* Exercise aim *
Set down the data below from its first line to the line holding "const yTickText = yTicks.map(v => v + '%');", inclusive; omit all pictures.

###

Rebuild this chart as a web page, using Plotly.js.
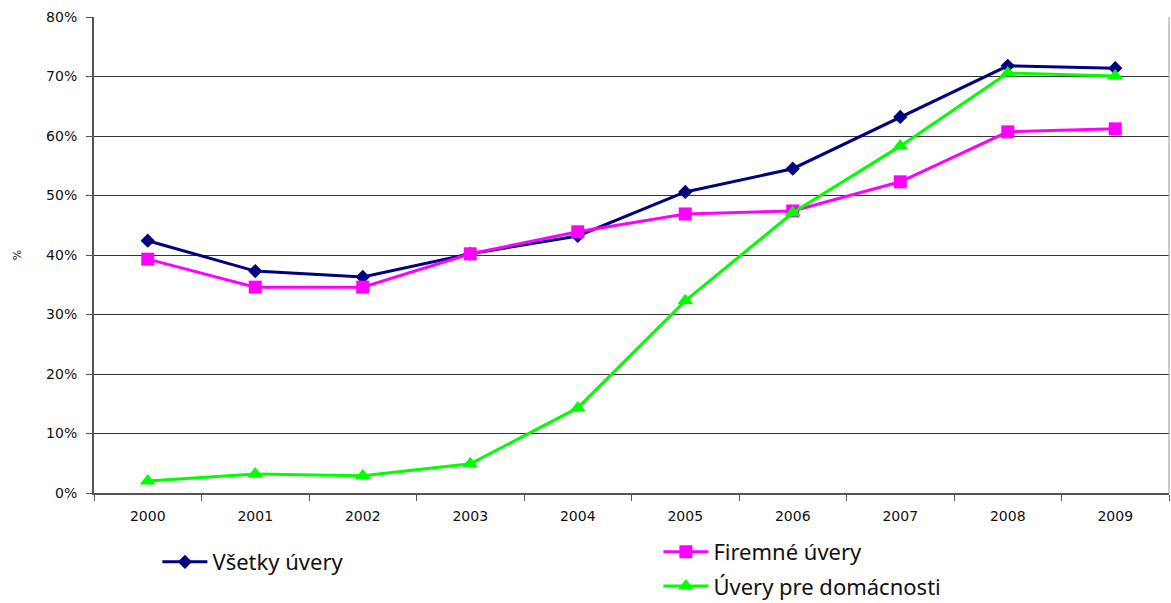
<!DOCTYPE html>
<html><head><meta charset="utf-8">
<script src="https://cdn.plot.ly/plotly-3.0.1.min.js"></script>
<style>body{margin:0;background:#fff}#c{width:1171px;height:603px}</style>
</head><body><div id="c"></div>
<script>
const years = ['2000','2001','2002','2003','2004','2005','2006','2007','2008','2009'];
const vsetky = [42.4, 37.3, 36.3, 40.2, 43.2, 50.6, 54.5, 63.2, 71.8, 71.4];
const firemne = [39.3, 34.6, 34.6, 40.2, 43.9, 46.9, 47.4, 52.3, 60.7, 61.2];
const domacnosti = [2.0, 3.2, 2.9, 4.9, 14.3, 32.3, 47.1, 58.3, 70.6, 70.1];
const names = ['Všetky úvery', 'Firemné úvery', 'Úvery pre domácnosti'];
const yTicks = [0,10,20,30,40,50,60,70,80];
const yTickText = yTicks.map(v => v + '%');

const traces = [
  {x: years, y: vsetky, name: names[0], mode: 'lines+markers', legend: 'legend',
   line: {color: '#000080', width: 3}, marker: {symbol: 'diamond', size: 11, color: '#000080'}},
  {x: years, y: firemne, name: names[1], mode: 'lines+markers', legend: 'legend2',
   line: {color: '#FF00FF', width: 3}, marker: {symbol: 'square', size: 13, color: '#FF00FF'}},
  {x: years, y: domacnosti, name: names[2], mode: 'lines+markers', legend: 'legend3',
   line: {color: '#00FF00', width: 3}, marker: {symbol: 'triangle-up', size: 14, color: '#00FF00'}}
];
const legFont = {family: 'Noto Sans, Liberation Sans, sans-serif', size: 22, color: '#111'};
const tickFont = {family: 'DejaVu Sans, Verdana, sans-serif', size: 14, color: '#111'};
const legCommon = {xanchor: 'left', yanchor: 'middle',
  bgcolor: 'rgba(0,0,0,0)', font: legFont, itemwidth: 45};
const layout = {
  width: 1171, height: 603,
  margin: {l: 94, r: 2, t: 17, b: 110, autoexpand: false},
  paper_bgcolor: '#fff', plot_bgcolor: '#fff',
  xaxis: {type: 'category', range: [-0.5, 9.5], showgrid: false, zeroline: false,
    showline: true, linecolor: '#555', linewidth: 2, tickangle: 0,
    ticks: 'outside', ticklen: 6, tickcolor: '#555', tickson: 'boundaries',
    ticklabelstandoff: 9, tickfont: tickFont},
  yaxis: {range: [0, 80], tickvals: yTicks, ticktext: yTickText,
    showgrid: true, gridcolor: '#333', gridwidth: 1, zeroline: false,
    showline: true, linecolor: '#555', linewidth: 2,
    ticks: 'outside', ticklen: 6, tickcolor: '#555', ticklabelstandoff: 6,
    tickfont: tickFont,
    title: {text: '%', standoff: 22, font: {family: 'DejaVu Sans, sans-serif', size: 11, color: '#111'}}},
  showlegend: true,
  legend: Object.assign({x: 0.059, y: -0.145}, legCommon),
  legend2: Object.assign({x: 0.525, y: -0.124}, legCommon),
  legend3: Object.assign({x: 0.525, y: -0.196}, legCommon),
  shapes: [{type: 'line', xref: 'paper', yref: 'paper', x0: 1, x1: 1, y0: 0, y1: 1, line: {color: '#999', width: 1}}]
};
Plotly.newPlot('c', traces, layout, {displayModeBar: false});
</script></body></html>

###

* Expected output *
Rebuild this chart as a web page, using Plotly.js.
<!DOCTYPE html>
<html><head><meta charset="utf-8">
<script src="https://cdn.plot.ly/plotly-3.0.1.min.js"></script>
<style>body{margin:0;background:#fff}#c{width:1171px;height:603px}</style>
</head><body><div id="c"></div>
<script>
const years = ['2000','2001','2002','2003','2004','2005','2006','2007','2008','2009'];
const vsetky = [42.4, 37.3, 36.3, 40.2, 43.2, 50.6, 54.5, 63.2, 71.8, 71.4];
const firemne = [39.3, 34.6, 34.6, 40.2, 43.9, 46.9, 47.4, 52.3, 60.7, 61.2];
const domacnosti = [2.0, 3.2, 2.9, 4.9, 14.3, 32.3, 47.1, 58.3, 70.6, 70.1];
const names = ['Všetky úvery', 'Firemné úvery', 'Úvery pre domácnosti'];
const yTicks = [0,10,20,30,40,50,60,70,80];
const yTickText = yTicks.map(v => v + '%');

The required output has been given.